While OPEC+ will likely feel uneasy about the pressure we have seen on the oil market over the last week or so, it is not expected that they will recommend or take further action to reduce supply when the Joint Ministerial Monitoring Committee meets tomorrow. Instead, we are likely to see the group once again put pressure on those who are still producing above their quota levels to comply.
Later today, the EIA will release its usual weekly inventory report, and expectations are that US crude oil inventories increased by a little over 2MMbbls over the last week. Therefore if we see a number similar to the 9.52MMbbls drawdown the API reported overnight, it would likely provide some immediate support to the market.
In base metals, all major metals traded marginally lower yesterday, while zinc remained the only metal to close higher. On the macro side, data released yesterday showed that Chinese retail sales rose 0.5% YoY, growing for the first time this year, while industrial production expanded 5.6% YoY in August. Looking at inventories, the latest data from the LME shows that copper exchange inventories jumped by 3.7kt (+4.9%) yesterday (the largest daily increase since 15th June) to total 78.6kt.
Turning to aluminium, and the US has decided to remove the 10% import tariff that it imposed on Canadian aluminium last month, given the threat of retaliatory tariffs. The US had imposed the duties with growing concerns over a surge of inflows from Canada. This latest development should weigh on US Midwest premiums, something we are already seeing.

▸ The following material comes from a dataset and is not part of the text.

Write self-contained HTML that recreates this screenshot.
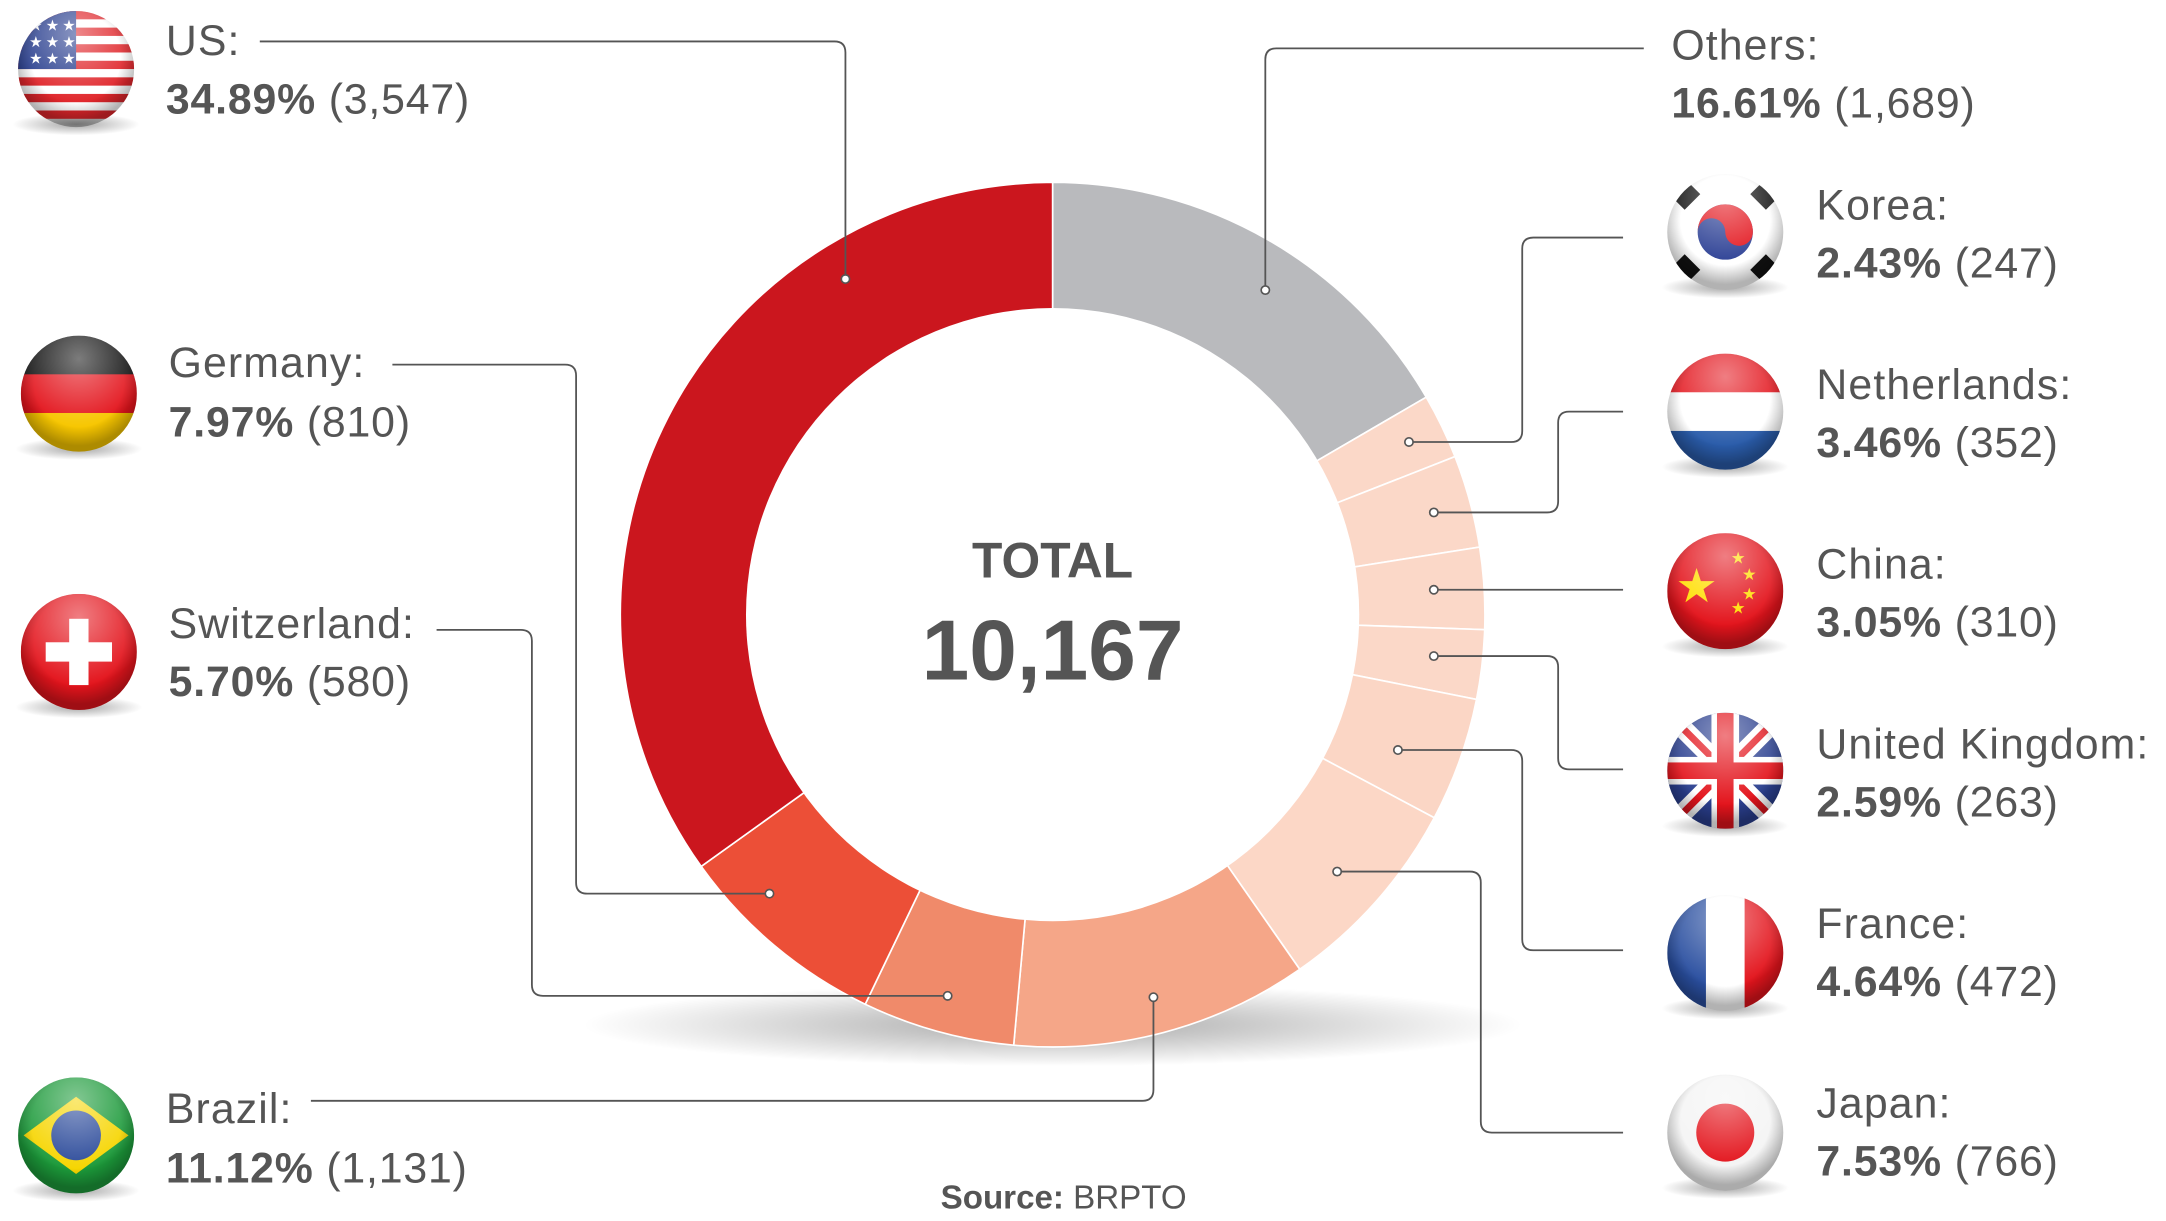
<!DOCTYPE html>
<html><head><meta charset="utf-8"><style>
html,body{margin:0;padding:0;background:#fff;}
svg{display:block;}
text{font-family:"Liberation Sans",sans-serif;fill:#555;}
.n{font-size:31px;letter-spacing:0.8px;}
.v{font-size:31px;letter-spacing:0.6px;}
.b{font-weight:bold;}
</style></head><body>
<svg id="s" width="2166" height="1221" viewBox="0 0 1568 884" xmlns="http://www.w3.org/2000/svg">
<defs>
<radialGradient id="sh" cx="0.5" cy="0.5" r="0.5">
<stop offset="0" stop-color="#000" stop-opacity="0.35"/>
<stop offset="1" stop-color="#000" stop-opacity="0"/>
</radialGradient>
<radialGradient id="gl" cx="0.5" cy="0.2" r="0.6">
<stop offset="0" stop-color="#fff" stop-opacity="0.45"/>
<stop offset="1" stop-color="#fff" stop-opacity="0"/>
</radialGradient>
<radialGradient id="dk" cx="0.5" cy="0.4" r="0.55">
<stop offset="0.7" stop-color="#000" stop-opacity="0"/>
<stop offset="1" stop-color="#000" stop-opacity="0.3"/>
</radialGradient>
</defs>
<ellipse cx="762" cy="742" rx="340" ry="30" fill="url(#sh)"/>
<g id="ring"></g>
<circle cx="762" cy="445" r="222" fill="#fff"/>
<g fill="none" stroke="#555" stroke-width="1.3">
<path d="M612,202 V38 Q612,30 604,30 H188"/>
<path d="M916,210 V43 Q916,35 924,35 H1190"/>
<path d="M1020,320 H1094 Q1102,320 1102,312 V180 Q1102,172 1110,172 H1175"/>
<path d="M1038,371 H1120 Q1128,371 1128,363 V306 Q1128,298 1136,298 H1175"/>
<path d="M1038,427 H1175"/>
<path d="M1038,475 H1120 Q1128,475 1128,483 V549 Q1128,557 1136,557 H1175"/>
<path d="M1012,543 H1094 Q1102,543 1102,551 V680 Q1102,688 1110,688 H1175"/>
<path d="M968,631 H1064 Q1072,631 1072,639 V812 Q1072,820 1080,820 H1175"/>
<path d="M835,722 V789 Q835,797 827,797 H225"/>
<path d="M686,721 H393 Q385,721 385,713 V464 Q385,456 377,456 H316"/>
<path d="M557,647 H425 Q417,647 417,639 V272 Q417,264 409,264 H284"/>
</g>
<g fill="#fff" stroke="#555" stroke-width="1.2">
<circle cx="612" cy="202" r="3"/><circle cx="916" cy="210" r="3"/><circle cx="1020" cy="320" r="3"/>
<circle cx="1038" cy="371" r="3"/><circle cx="1038" cy="427" r="3"/><circle cx="1038" cy="475" r="3"/>
<circle cx="1012" cy="543" r="3"/><circle cx="968" cy="631" r="3"/><circle cx="835" cy="722" r="3"/>
<circle cx="686" cy="721" r="3"/><circle cx="557" cy="647" r="3"/>
</g>
<text x="762" y="418" text-anchor="middle" class="b" style="font-size:36px">TOTAL</text>
<text x="762" y="492" text-anchor="middle" class="b" style="font-size:62px">10,167</text>
<text x="770" y="875" text-anchor="middle" style="font-size:24px"><tspan class="b">Source:</tspan> BRPTO</text>

<text x="120" y="40" class="n">US:</text><text x="120" y="82" class="v"><tspan class="b">34.89%</tspan> (3,547)</text>
<text x="122" y="273" class="n">Germany:</text><text x="122" y="316" class="v"><tspan class="b">7.97%</tspan> (810)</text>
<text x="122" y="462" class="n">Switzerland:</text><text x="122" y="504" class="v"><tspan class="b">5.70%</tspan> (580)</text>
<text x="120" y="813" class="n">Brazil:</text><text x="120" y="856" class="v"><tspan class="b">11.12%</tspan> (1,131)</text>
<text x="1210" y="43" class="n">Others:</text><text x="1210" y="85" class="v"><tspan class="b">16.61%</tspan> (1,689)</text>
<text x="1315" y="159" class="n">Korea:</text><text x="1315" y="201" class="v"><tspan class="b">2.43%</tspan> (247)</text>
<text x="1315" y="289" class="n">Netherlands:</text><text x="1315" y="331" class="v"><tspan class="b">3.46%</tspan> (352)</text>
<text x="1315" y="419" class="n">China:</text><text x="1315" y="461" class="v"><tspan class="b">3.05%</tspan> (310)</text>
<text x="1315" y="549" class="n">United Kingdom:</text><text x="1315" y="591" class="v"><tspan class="b">2.59%</tspan> (263)</text>
<text x="1315" y="679" class="n">France:</text><text x="1315" y="721" class="v"><tspan class="b">4.64%</tspan> (472)</text>
<text x="1315" y="809" class="n">Japan:</text><text x="1315" y="851" class="v"><tspan class="b">7.53%</tspan> (766)</text>
<g id="flags"></g>
</svg>
<script>
var NS="http://www.w3.org/2000/svg";
function el(p,t,a){var e=document.createElementNS(NS,t);for(var k in a)e.setAttribute(k,a[k]);p.appendChild(e);return e;}
var cx=762,cy=445,R=313,r=222;
var segs=[[16.61,"#b9babd"],[2.43,"#fbd8c8"],[3.46,"#fbd8c8"],[3.05,"#fbd8c8"],[2.59,"#fbd8c8"],[4.64,"#fbd6c5"],[7.53,"#fcd7c6"],[11.12,"#f5a688"],[5.70,"#f08a6a"],[7.97,"#ec4f37"],[34.89,"#cb161e"]];
var tot=0;segs.forEach(function(s){tot+=s[0]});
var a0=0,g=document.getElementById("ring");
function pt(a,rad){var t=a/tot*2*Math.PI;return [cx+rad*Math.sin(t),cy-rad*Math.cos(t)];}
segs.forEach(function(s){var a1=a0+s[0];var p1=pt(a0,R),p2=pt(a1,R),p3=pt(a1,r-2),p4=pt(a0,r-2);var l=s[0]/tot>0.5?1:0;
el(g,"path",{d:"M"+p1+" A"+R+","+R+" 0 "+l+" 1 "+p2+" L"+p3+" A"+(r-2)+","+(r-2)+" 0 "+l+" 0 "+p4+"Z",fill:s[1],stroke:"#fff","stroke-width":1.2});a0=a1;});
var F=document.getElementById("flags");var id=0;
function flag(x,y,draw){id++;var cp=el(F,"clipPath",{id:"c"+id});el(cp,"circle",{cx:x,cy:y,r:42});
el(F,"ellipse",{cx:x,cy:y+40,rx:46,ry:8,fill:"url(#sh)"});
var gg=el(F,"g",{"clip-path":"url(#c"+id+")"});draw(gg,x-42,y-42);
el(F,"circle",{cx:x,cy:y,r:42,fill:"url(#dk)"});el(F,"circle",{cx:x,cy:y,r:42,fill:"url(#gl)"});}
function stripesH(g,x,y,cols){var h=84/cols.length;cols.forEach(function(c,i){el(g,"rect",{x:x,y:y+i*h,width:84,height:h+0.5,fill:c})});}
function stripesV(g,x,y,cols){var w=84/cols.length;cols.forEach(function(c,i){el(g,"rect",{x:x+i*w,y:y,width:w+0.5,height:84,fill:c})});}
flag(55,50,function(g,x,y){for(var i=0;i<7;i++)el(g,"rect",{x:x,y:y+i*12,width:84,height:6,fill:"#e0262b"});el(g,"rect",{x:x,y:y,width:42,height:42,fill:"#2a3f8f"});
for(var i=0;i<3;i++)for(var j=0;j<3;j++)el(g,"text",{x:x+8+j*12,y:y+14+i*12,"font-size":11,fill:"#fff",style:"fill:#fff"}).textContent="★";});
flag(57,285,function(g,x,y){stripesH(g,x,y,["#111","#e3141c","#f7c600"]);});
flag(57,472,function(g,x,y){el(g,"rect",{x:x,y:y,width:84,height:84,fill:"#e3141c"});el(g,"rect",{x:x+35,y:y+18,width:14,height:48,fill:"#fff"});el(g,"rect",{x:x+18,y:y+35,width:48,height:14,fill:"#fff"});});
flag(55,822,function(g,x,y){el(g,"rect",{x:x,y:y,width:84,height:84,fill:"#1c9a3a"});el(g,"path",{d:"M"+(x+4)+","+(y+42)+" L"+(x+42)+","+(y+14)+" L"+(x+80)+","+(y+42)+" L"+(x+42)+","+(y+70)+"Z",fill:"#f6d500"});el(g,"circle",{cx:x+42,cy:y+42,r:18,fill:"#2b4a9a"});});
flag(1249,168,function(g,x,y){el(g,"rect",{x:x,y:y,width:84,height:84,fill:"#fff"});el(g,"circle",{cx:x+42,cy:y+42,r:20,fill:"#2b3f94"});el(g,"path",{d:"M"+(x+22)+","+(y+42)+" A20,20 0 0 1 "+(x+62)+","+(y+42)+" A10,10 0 0 1 "+(x+42)+","+(y+42)+" A10,10 0 0 0 "+(x+22)+","+(y+42)+"Z",fill:"#e3141c"});
[[14,16],[70,16],[14,68],[70,68]].forEach(function(p){el(g,"rect",{x:x+p[0]-8,y:y+p[1]-6,width:16,height:12,fill:"#111",transform:"rotate("+((p[0]<42)==(p[1]<42)?-45:45)+" "+(x+p[0])+" "+(y+p[1])+")"});});});
flag(1249,298,function(g,x,y){stripesH(g,x,y,["#e3141c","#fff","#2a5caa"]);});
flag(1249,428,function(g,x,y){el(g,"rect",{x:x,y:y,width:84,height:84,fill:"#e3141c"});var t=el(g,"text",{x:x+6,y:y+50,"font-size":34,style:"fill:#ffde00"});t.textContent="★";
[[46,22],[54,34],[54,48],[46,58]].forEach(function(p){el(g,"text",{x:x+p[0],y:y+p[1],"font-size":12,style:"fill:#ffde00"}).textContent="★";});});
flag(1249,558,function(g,x,y){el(g,"rect",{x:x,y:y,width:84,height:84,fill:"#2a3f8f"});
el(g,"path",{d:"M"+x+","+y+" L"+(x+84)+","+(y+84)+" M"+(x+84)+","+y+" L"+x+","+(y+84),stroke:"#fff","stroke-width":14});
el(g,"path",{d:"M"+x+","+y+" L"+(x+84)+","+(y+84)+" M"+(x+84)+","+y+" L"+x+","+(y+84),stroke:"#e3141c","stroke-width":5});
el(g,"rect",{x:x+32,y:y,width:20,height:84,fill:"#fff"});el(g,"rect",{x:x,y:y+32,width:84,height:20,fill:"#fff"});
el(g,"rect",{x:x+36,y:y,width:12,height:84,fill:"#e3141c"});el(g,"rect",{x:x,y:y+36,width:84,height:12,fill:"#e3141c"});});
flag(1249,690,function(g,x,y){stripesV(g,x,y,["#2a4fa0","#fff","#e3141c"]);});
flag(1249,820,function(g,x,y){el(g,"rect",{x:x,y:y,width:84,height:84,fill:"#f4f4f4"});el(g,"circle",{cx:x+42,cy:y+42,r:21,fill:"#e3141c"});});
</script>
</body></html>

Meanwhile, the latest data from China’s National Bureau of Statistics continued to show a strong recovery in commodities output from China - with steel and aluminium producers once again hitting record production levels in August. The nation’s ongoing construction-led recovery is primarily responsible for mills and smelters producing at record levels. Chinese primary aluminium output rose 6.6% YoY and 2.3% MoM to total 3.2mt in August, while cumulative aluminium output over the first 8 months of the year is up 2.3% YoY, to total 24.3mt. China’s crude steel output increased by 8.7% YoY and 1.6% MoM to total 94.9mt.